Bei der Entscheidung über den Pfarrplan vor sechs Jahren sind die Vertreter von Balingen-Ost überstimmt worden – das bestätigt auch der Dekan. Aber, so Widmann, das sei eine demokratische Entscheidung gewesen.

Ob und, falls ja, wann es für Pfarrerin Schoblocher, die 23 Jahre lang die Gemeinde betreut hat, einen feierlichen Abschiedsgottesdienst geben wird, ist unklar. Dieser Wunsch des Kirchengemeinderats sei abgelehnt worden, sagt Schoblocher.

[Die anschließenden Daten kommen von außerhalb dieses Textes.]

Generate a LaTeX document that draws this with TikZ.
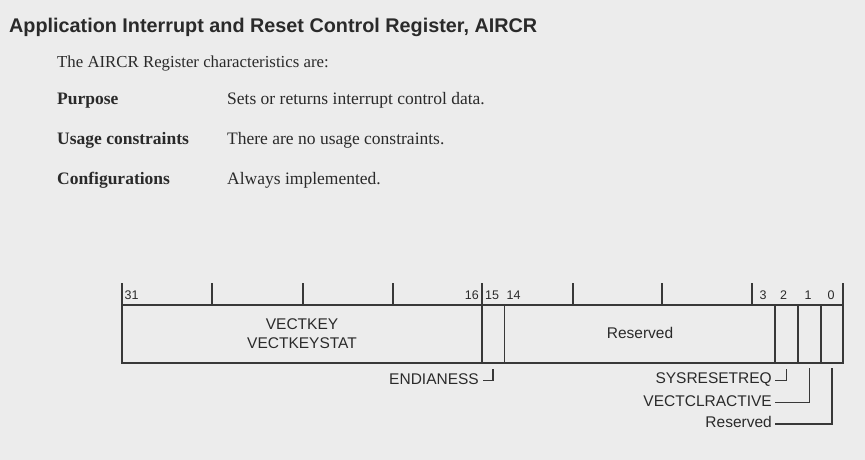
\documentclass[tikz,border=0pt]{standalone}
\usepackage{fontspec}
\setmainfont{Liberation Serif}
\newfontfamily\labelfont{Liberation Sans}
\definecolor{bgc}{HTML}{ECECEC}
\definecolor{inkc}{HTML}{2A2A2A}
\definecolor{linec}{HTML}{383838}
\begin{document}
\begin{tikzpicture}[x=1pt,y=-1pt,
  titletext/.style={anchor=base west,inner sep=0pt,text=inkc,font=\labelfont\fontsize{19.8}{22}\selectfont\bfseries},
  bodytext/.style={anchor=base west,inner sep=0pt,text=inkc,font=\fontsize{17.5}{19}\selectfont},
  headtext/.style={anchor=base west,inner sep=0pt,text=inkc,font=\fontsize{17.5}{19}\selectfont\bfseries},
  bitnum/.style={anchor=base,inner sep=0pt,text=inkc,font=\labelfont\fontsize{12.5}{14}\selectfont},
  fieldtext/.style={inner sep=0pt,text=inkc,font=\labelfont\fontsize{15.5}{17}\selectfont},
  sidetext/.style={anchor=east,inner sep=0pt,text=inkc,font=\labelfont\fontsize{15.5}{17}\selectfont},
  regline/.style={draw=linec,line width=1.8pt},
  leader/.style={draw=linec,line width=1.6pt}]
\fill[bgc] (0,0) rectangle (865,460);
\useasboundingbox (0,0) rectangle (865,460);

% texts
\node[titletext] (title) at (9,32.7) {Application Interrupt and Reset Control Register, AIRCR};
\node[bodytext,font=\fontsize{16.8}{18}\selectfont] (intro) at (57,67) {The AIRCR Register characteristics are:};
\node[headtext] (h1) at (57,104) {Purpose};
\node[bodytext] (d1) at (227,104) {Sets or returns interrupt control data.};
\node[headtext] (h2) at (57,144) {Usage constraints};
\node[bodytext] (d2) at (227,144) {There are no usage constraints.};
\node[headtext] (h3) at (57,184) {Configurations};
\node[bodytext] (d3) at (227,184) {Always implemented.};

% register box
\draw[regline] (122,305) rectangle (843,363);
% ticks above
\foreach \tx in {122,212,303,393,573,662,752,843}
  \draw[regline] (\tx,283) -- (\tx,305);
% dividers
\draw[regline] (482,283) -- (482,363);
\draw[regline] (504.5,305) -- (504.5,363);
\draw[regline] (775,305) -- (775,363);
\draw[regline] (798,305) -- (798,363);
\draw[regline] (821,305) -- (821,363);

% bit numbers
\node[bitnum,anchor=base west] (b31) at (124.5,299) {31};
\node[bitnum,anchor=base east] (b16) at (479,299) {16};
\node[bitnum] (b15) at (492,299) {15};
\node[bitnum] (b14) at (513.5,299) {14};
\node[bitnum] (b3) at (763,299) {3};
\node[bitnum] (b2) at (783.5,299) {2};
\node[bitnum] (b1) at (808,299) {1};
\node[bitnum] (b0) at (831,299) {0};

% field labels
\node[fieldtext] (vk) at (302,324) {VECTKEY};
\node[fieldtext] (vks) at (302,343.5) {VECTKEYSTAT};
\node[fieldtext] (res) at (640,333) {Reserved};

% side labels and leaders
\node[sidetext] (endi) at (479,379) {ENDIANESS};
\coordinate (e1) at (493,369);
\draw[leader] (e1) |- (483,380.5);
\node[sidetext] (sysr) at (772,380) {SYSRESETREQ};
\coordinate (s1) at (786.5,369);
\draw[leader] (s1) |- (775,380.5);
\node[sidetext] (vca) at (772,401) {VECTCLRACTIVE};
\coordinate (v1) at (809.5,368);
\draw[leader] (v1) |- (775,402.5);
\node[sidetext] (rs0) at (772,422) {Reserved};
\coordinate (r1) at (832,368);
\draw[leader] (r1) |- (775,424);
\end{tikzpicture}
\end{document}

Ihr persönlich liege auch gar nicht so viel daran: "Mir selbst ist wichtig, dass ich noch einmal einen Gottesdienst mit meiner Gemeinde feiern kann." Dann könne jeder spontan etwas sagen, der gerne mit ihr zusammengearbeitet habe.

"Eine tolle Gemeinde"

"Ich habe eine tolle Gemeinde gehabt", blickt Angelika Schoblocher wehmütig auf die zuende gehende Zeit zurück. "Die Leute haben mit mir gerne Neues ausprobiert." Sie lobt den Kirchengemeinderat als engagiert und solidarisch, und auch ihre Mitarbeiter in Sekretariat und Mesnerdienst. "Ich bin sehr gerne Pfarrerin hier gewesen."